A new report explores the impact of changing food and agriculture systems on public health in Clark County. Exploring the Clark County Food System will be used by the Clark County Food System Council as a tool for increasing and preserving access to safe, local and healthy food for all county residents. The report was a project of the Steps to a Healthier Clark County initiative led by Community Choices.
"The report examines how Clark County's food is grown or acquired and how it's distributed and consumed," said Tricia Mortell, program manager at Clark County Public Health. "It will be a useful tool as we address inequities in access to healthy foods. For example, some people in low-income neighborhoods live far from full-service supermarkets and lack direct bus service to the markets.
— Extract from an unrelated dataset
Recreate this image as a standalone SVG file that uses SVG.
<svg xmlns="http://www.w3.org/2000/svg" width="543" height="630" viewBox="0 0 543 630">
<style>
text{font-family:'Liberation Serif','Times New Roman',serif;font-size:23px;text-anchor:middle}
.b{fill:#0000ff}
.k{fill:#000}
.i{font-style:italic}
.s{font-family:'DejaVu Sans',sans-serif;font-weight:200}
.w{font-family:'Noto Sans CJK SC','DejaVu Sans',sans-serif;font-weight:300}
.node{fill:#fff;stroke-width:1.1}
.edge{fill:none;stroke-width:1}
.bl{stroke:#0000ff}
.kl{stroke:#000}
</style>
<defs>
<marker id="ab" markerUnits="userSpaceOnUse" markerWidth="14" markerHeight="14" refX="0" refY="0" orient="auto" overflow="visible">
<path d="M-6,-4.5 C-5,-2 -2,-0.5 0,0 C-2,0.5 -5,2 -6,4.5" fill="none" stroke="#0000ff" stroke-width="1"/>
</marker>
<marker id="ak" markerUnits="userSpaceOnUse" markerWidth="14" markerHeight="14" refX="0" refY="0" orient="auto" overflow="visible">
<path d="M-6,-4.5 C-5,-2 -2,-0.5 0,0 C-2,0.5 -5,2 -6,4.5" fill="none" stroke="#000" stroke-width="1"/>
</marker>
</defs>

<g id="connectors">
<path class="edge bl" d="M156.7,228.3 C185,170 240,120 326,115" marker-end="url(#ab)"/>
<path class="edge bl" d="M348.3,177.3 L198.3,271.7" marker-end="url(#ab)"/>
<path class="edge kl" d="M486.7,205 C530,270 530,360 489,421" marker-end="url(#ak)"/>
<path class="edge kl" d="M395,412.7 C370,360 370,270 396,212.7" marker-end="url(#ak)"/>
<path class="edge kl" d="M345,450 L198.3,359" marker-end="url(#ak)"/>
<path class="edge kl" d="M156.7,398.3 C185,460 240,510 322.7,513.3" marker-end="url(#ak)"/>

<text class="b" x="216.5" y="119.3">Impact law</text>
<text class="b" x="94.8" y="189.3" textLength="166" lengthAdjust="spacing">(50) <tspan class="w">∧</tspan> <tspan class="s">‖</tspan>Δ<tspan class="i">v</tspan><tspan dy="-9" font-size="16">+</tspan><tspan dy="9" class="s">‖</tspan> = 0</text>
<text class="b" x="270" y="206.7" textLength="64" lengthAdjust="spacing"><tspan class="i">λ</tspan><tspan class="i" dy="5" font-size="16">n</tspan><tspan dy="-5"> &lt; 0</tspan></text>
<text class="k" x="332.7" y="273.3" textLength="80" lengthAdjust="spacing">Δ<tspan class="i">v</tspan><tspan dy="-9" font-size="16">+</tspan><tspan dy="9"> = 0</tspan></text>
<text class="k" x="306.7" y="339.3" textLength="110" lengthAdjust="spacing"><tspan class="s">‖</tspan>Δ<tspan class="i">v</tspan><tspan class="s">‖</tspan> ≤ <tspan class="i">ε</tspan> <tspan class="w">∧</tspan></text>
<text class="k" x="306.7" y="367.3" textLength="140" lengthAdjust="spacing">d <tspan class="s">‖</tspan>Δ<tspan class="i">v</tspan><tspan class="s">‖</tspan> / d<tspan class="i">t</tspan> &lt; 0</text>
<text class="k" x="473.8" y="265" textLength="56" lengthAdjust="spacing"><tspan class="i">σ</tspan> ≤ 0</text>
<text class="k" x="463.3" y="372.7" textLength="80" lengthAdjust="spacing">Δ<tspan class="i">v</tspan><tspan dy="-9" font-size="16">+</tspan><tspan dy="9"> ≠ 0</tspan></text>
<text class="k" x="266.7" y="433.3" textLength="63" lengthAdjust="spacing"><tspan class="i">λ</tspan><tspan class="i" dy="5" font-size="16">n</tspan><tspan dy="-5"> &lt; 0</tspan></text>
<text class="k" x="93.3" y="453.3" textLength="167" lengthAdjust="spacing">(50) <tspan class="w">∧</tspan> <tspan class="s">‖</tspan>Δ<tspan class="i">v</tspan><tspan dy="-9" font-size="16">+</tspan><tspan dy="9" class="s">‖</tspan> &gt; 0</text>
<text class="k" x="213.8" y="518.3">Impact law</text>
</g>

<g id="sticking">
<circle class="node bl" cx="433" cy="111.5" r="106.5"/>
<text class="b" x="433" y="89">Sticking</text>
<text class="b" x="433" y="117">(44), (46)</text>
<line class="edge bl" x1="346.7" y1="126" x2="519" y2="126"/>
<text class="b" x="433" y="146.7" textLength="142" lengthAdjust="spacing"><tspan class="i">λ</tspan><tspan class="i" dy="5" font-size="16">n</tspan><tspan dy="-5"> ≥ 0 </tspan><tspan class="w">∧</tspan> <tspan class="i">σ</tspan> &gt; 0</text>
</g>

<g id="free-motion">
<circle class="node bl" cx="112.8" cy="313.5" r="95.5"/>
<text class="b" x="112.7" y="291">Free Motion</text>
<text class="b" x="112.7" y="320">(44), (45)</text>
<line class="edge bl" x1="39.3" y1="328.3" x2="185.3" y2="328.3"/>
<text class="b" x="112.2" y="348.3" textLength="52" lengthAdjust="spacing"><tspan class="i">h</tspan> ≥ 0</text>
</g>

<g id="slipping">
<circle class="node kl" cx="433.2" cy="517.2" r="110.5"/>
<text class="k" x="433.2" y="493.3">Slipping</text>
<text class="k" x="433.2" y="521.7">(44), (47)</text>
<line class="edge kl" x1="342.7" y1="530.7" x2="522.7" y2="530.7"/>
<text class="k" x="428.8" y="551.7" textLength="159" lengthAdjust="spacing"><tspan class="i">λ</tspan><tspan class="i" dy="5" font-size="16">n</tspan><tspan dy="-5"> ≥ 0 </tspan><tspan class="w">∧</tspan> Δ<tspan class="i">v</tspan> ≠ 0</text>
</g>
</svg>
"As a result, they may be forced to make nutritional choices that promote obesity or have other health impacts. The report suggests community conversations we can have around these kinds of disparities."
Some issues discussed in the report include:
Lack of access to nutritious foods is related to health problems such as obesity and diabetes; in Clark County, 63 percent of adults are overweight or obese.
Data collected from 42 grocery and convenience stores in Clark County shows that healthier food choices are generally more expensive, with smaller stores providing fewer healthy options.
Surveys administered in the Fruit Valley and Vancouver Heights neighborhoods show that while a high percentage of families regularly shop at large grocery stores, 25 percent of the Fruit Valley respondents reported that transportation was a problem for them when they buy food.
Communities can adopt policies that provide consumers with information to make healthier selections when they eat meals away from home.